Collected data:
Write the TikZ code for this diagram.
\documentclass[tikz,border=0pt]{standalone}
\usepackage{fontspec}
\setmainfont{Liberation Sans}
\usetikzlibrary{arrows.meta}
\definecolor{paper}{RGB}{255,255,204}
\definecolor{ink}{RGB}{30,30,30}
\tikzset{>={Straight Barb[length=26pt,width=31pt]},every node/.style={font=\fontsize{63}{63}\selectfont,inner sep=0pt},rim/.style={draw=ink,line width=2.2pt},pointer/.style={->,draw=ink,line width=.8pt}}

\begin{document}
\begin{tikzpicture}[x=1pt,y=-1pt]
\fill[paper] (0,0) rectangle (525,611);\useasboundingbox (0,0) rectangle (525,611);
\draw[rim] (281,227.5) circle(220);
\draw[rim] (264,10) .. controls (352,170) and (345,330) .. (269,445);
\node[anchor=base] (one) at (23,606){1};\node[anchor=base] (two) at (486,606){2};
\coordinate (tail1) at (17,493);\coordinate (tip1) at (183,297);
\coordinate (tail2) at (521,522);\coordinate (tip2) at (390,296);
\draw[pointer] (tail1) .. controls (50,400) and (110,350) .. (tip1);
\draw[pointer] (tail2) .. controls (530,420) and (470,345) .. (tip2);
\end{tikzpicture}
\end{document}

Aim: Write down every line of the data exactly as it appears above.

Correct output:
Write the TikZ code for this diagram.
\documentclass[tikz,border=0pt]{standalone}
\usepackage{fontspec}
\setmainfont{Liberation Sans}
\usetikzlibrary{arrows.meta}
\definecolor{paper}{RGB}{255,255,204}
\definecolor{ink}{RGB}{30,30,30}
\tikzset{>={Straight Barb[length=26pt,width=31pt]},every node/.style={font=\fontsize{63}{63}\selectfont,inner sep=0pt},rim/.style={draw=ink,line width=2.2pt},pointer/.style={->,draw=ink,line width=.8pt}}

\begin{document}
\begin{tikzpicture}[x=1pt,y=-1pt]
\fill[paper] (0,0) rectangle (525,611);\useasboundingbox (0,0) rectangle (525,611);
\draw[rim] (281,227.5) circle(220);
\draw[rim] (264,10) .. controls (352,170) and (345,330) .. (269,445);
\node[anchor=base] (one) at (23,606){1};\node[anchor=base] (two) at (486,606){2};
\coordinate (tail1) at (17,493);\coordinate (tip1) at (183,297);
\coordinate (tail2) at (521,522);\coordinate (tip2) at (390,296);
\draw[pointer] (tail1) .. controls (50,400) and (110,350) .. (tip1);
\draw[pointer] (tail2) .. controls (530,420) and (470,345) .. (tip2);
\end{tikzpicture}
\end{document}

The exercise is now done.